The goal of this repository is to serve as a resource for developing
robust credit risk models. Ideally, this repository will include
detailed documentation, resources, and examples (in R
) related to
building such models.
There are many shortcomings with current approaches to modeling credit risk using traditional methods (e.g., logistic regression), particularly as it fits into the lending decision itself. More specifically, these methods lack the ability to:
- handle heterogeneity
- incorporate longitudinal history
- forecast risk over time
- dynamically update risk estimates
Traditional frequentist statistical modeling approaches (logistic regression, linear regression, etc.) and machine learning algorithms (decision trees, neural networks, etc.) assume that each observation in the dataset is independent; in other words, no two observations should be from the same “group”. This is severely limiting because it often causes us to have to aggregate our data “up” to a higher level, such that we have a single observation in our training data for each subject (depending on your methodology, the subject might be a loan, or a customer). In doing so, we lose a lot of valuable information related to the lifecycle of that subject, and we have less data available to train the model. This same concept can be explained through the mathematical principle of homogeneity, which requires that there are no “sub-groups” within the model training data. Conversely, heterogeneity refers to the presence of such “sub-group” in a population (e.g., having multiple observations of the same loan or customer across multiple time points).

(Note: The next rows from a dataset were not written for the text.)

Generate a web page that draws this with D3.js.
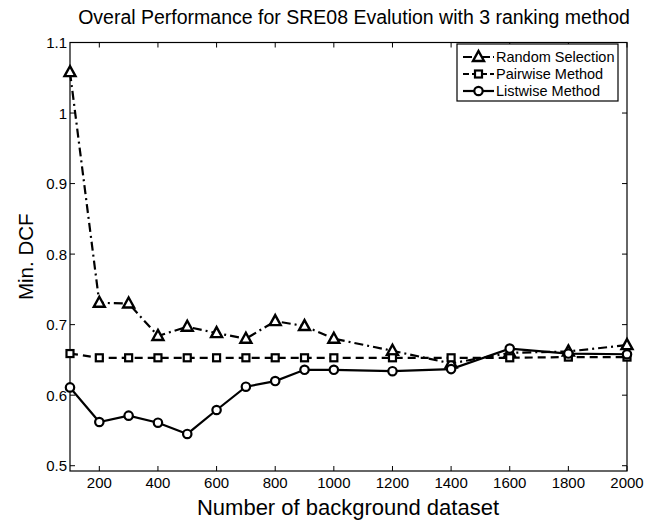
<!DOCTYPE html>
<html>
<head>
<meta charset="utf-8">
<script src="https://cdn.jsdelivr.net/npm/d3@7"></script>
<style>
  body { margin: 0; background: #fff; }
  text { font-family: "Liberation Sans", Arial, sans-serif; fill: #000; }
</style>
</head>
<body>
<svg id="chart" width="655" height="522"></svg>
<script>
// data
var sizes = [100, 200, 300, 400, 500, 600, 700, 800, 900, 1000, 1200, 1400, 1600, 1800, 2000];
var randomSel = [1.058, 0.731, 0.730, 0.684, 0.697, 0.688, 0.680, 0.705, 0.698, 0.680, 0.663, 0.645, 0.660, 0.662, 0.671];
var pairwise = [0.659, 0.653, 0.653, 0.653, 0.653, 0.653, 0.653, 0.653, 0.653, 0.653, 0.653, 0.653, 0.653, 0.654, 0.654];
var listwise = [0.611, 0.562, 0.571, 0.561, 0.545, 0.579, 0.612, 0.620, 0.636, 0.636, 0.634, 0.637, 0.666, 0.659, 0.658];
var xTicks = [200, 400, 600, 800, 1000, 1200, 1400, 1600, 1800, 2000];
var yTicks = [0.5, 0.6, 0.7, 0.8, 0.9, 1, 1.1];
var seriesNames = ["Random Selection", "Pairwise Method", "Listwise Method"];

var svg = d3.select("#chart");
var plotL = 70, plotT = 42.5, plotR = 627, plotB = 471;

var x = d3.scaleLinear().domain([100, 2000]).range([plotL, plotR]);
var y = d3.scaleLinear().domain([0.4925, 1.1]).range([plotB, plotT]);

var TICK = 5;

// box
svg.append("rect")
    .attr("x", plotL).attr("y", plotT)
    .attr("width", plotR - plotL).attr("height", plotB - plotT)
    .attr("fill", "none").attr("stroke", "#000").attr("stroke-width", 1.2);

// inward ticks, matlab style
var tickG = svg.append("g").attr("stroke", "#000").attr("stroke-width", 1);
xTicks.forEach(function(t) {
    tickG.append("line").attr("x1", x(t)).attr("x2", x(t)).attr("y1", plotB).attr("y2", plotB - TICK);
    tickG.append("line").attr("x1", x(t)).attr("x2", x(t)).attr("y1", plotT).attr("y2", plotT + TICK);
});
yTicks.forEach(function(t) {
    tickG.append("line").attr("x1", plotL).attr("x2", plotL + TICK).attr("y1", y(t)).attr("y2", y(t));
    tickG.append("line").attr("x1", plotR).attr("x2", plotR - TICK).attr("y1", y(t)).attr("y2", y(t));
});

svg.append("g").selectAll("text").data(xTicks).enter().append("text")
    .attr("x", function(d) { return x(d); })
    .attr("y", plotB + 17)
    .attr("text-anchor", "middle")
    .attr("font-size", "15px")
    .text(function(d) { return d; });

svg.append("g").selectAll("text").data(yTicks).enter().append("text")
    .attr("x", plotL - 3)
    .attr("y", function(d) { return y(d) + 5.5; })
    .attr("text-anchor", "end")
    .attr("font-size", "15px")
    .text(function(d) { return d; });

// titles
svg.append("text")
    .attr("x", 354).attr("y", 24)
    .attr("text-anchor", "middle")
    .attr("font-size", "19.5px")
    .text("Overal Performance for SRE08 Evalution with 3 ranking method");

svg.append("text")
    .attr("x", 348).attr("y", 515)
    .attr("text-anchor", "middle")
    .attr("font-size", "22px")
    .text("Number of background dataset");

svg.append("text")
    .attr("transform", "translate(33," + ((plotT + plotB) / 2) + ")rotate(-90)")
    .attr("text-anchor", "middle")
    .attr("font-size", "20.5px")
    .text("Min. DCF");

// series
var series = [
    { name: seriesNames[0], values: randomSel, dash: "9,4,2,4", marker: "triangle" },
    { name: seriesNames[1], values: pairwise, dash: "8,5", marker: "square" },
    { name: seriesNames[2], values: listwise, dash: null, marker: "circle" }
];

var line = d3.line()
    .x(function(d) { return x(d[0]); })
    .y(function(d) { return y(d[1]); });

function drawMarker(g, type, cx, cy) {
    if (type === "triangle") {
        g.append("path")
            .attr("d", "M" + cx + "," + (cy - 6) + "L" + (cx + 5.5) + "," + (cy + 4) + "L" + (cx - 5.5) + "," + (cy + 4) + "Z")
            .attr("fill", "#fff").attr("stroke", "#000").attr("stroke-width", 2.4);
    } else if (type === "square") {
        g.append("rect")
            .attr("x", cx - 3.5).attr("y", cy - 3.5).attr("width", 7).attr("height", 7)
            .attr("fill", "#fff").attr("stroke", "#000").attr("stroke-width", 2.2);
    } else {
        g.append("circle")
            .attr("cx", cx).attr("cy", cy).attr("r", 4.2)
            .attr("fill", "#fff").attr("stroke", "#000").attr("stroke-width", 2.2);
    }
}

series.forEach(function(s) {
    var pts = sizes.map(function(v, i) { return [v, s.values[i]]; });
    var g = svg.append("g");
    g.append("path")
        .attr("d", line(pts))
        .attr("fill", "none")
        .attr("stroke", "#000")
        .attr("stroke-width", 2.2)
        .attr("stroke-dasharray", s.dash);
    pts.forEach(function(p) { drawMarker(g, s.marker, x(p[0]), y(p[1])); });
});

// legend
var lg = svg.append("g");
lg.append("rect")
    .attr("x", 457).attr("y", 44)
    .attr("width", 161).attr("height", 57)
    .attr("fill", "#fff").attr("stroke", "#000").attr("stroke-width", 1.2);

series.forEach(function(s, i) {
    var ly = 57 + i * 17;
    lg.append("line")
        .attr("x1", 463).attr("x2", 494).attr("y1", ly).attr("y2", ly)
        .attr("stroke", "#000").attr("stroke-width", 2.2)
        .attr("stroke-dasharray", s.dash ? (i === 0 ? "9,3,3,3" : "6,3") : null);
    drawMarker(lg, s.marker, 478.5, ly);
    lg.append("text")
        .attr("x", 496).attr("y", ly + 5)
        .attr("font-size", "14.5px")
        .text(s.name);
});
</script>
</body>
</html>
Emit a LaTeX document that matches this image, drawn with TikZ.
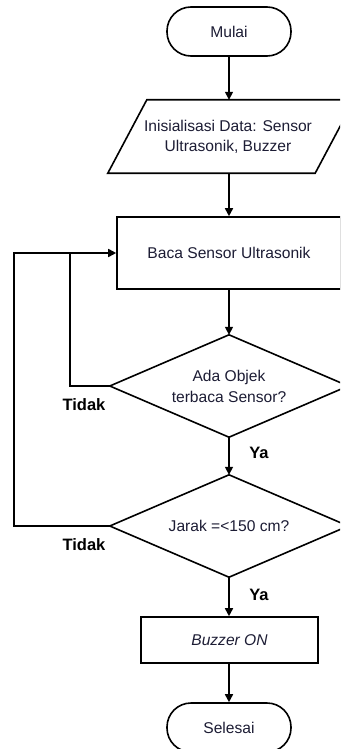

We argue that it would be greatly beneficial to be able to include additional history about a subject when training a credit decision model, particularly models that are dependent on default as the outcome variable.
Another shortcoming of approaches like logistic regression is that the model output does not vary over a time horizon. This is unfortunate, because we would expect that it takes time for default to occur. As an example, a customer who is newly issued a 5-year term loan may have current balance sheet with strong capital reserves to make the first years’ worth of payments, but future cash flow issues the customer faces may cause the business to default two or three years into the note. Like with any forecast, as we look further and further into the future, we should expect an increasing amount of uncertainty around our predictions. Such risk should be priced according to the level of uncertainty, and models that cannot estimate probability over a forward-looking time horizon make it impossible to do so.
When using “traditional” modeling methods, we are often limited to using independent variables that represent the earliest data point we have in our database for that subject. This is due to the initial aggregation of the data during model training (as discussed above). In practice, this means that all independent variables which are random (i.e, a measurement that should change over time, such as debt coverage ratio or credit score) – as opposed to fixed (e.g., industry, state / country, etc.) – end up representing that measurement at loan origination. Further, because these independent variables are origination-specific, the predictions for a single subject will be static; we do not have the ability to update our prediction for the subject, even as we receive new data about that subject over time. Ideally, we would like to be able to continuously, dynamically update our estimated risk for a single subject every time we receive new data (e.g., an updated credit score) about that subject.
Though the goal is typically to be able to build models that score individual observations at the subject-level, sometimes it is not possible to do so due to the available data or nature of the dependent variable (e.g., the thing we are trying to predict). In this case, taking a more aggregated approach can be the most appropriate course of action. We suggest that building loss curves segmented by product or industry, for example, is one best-practice approach.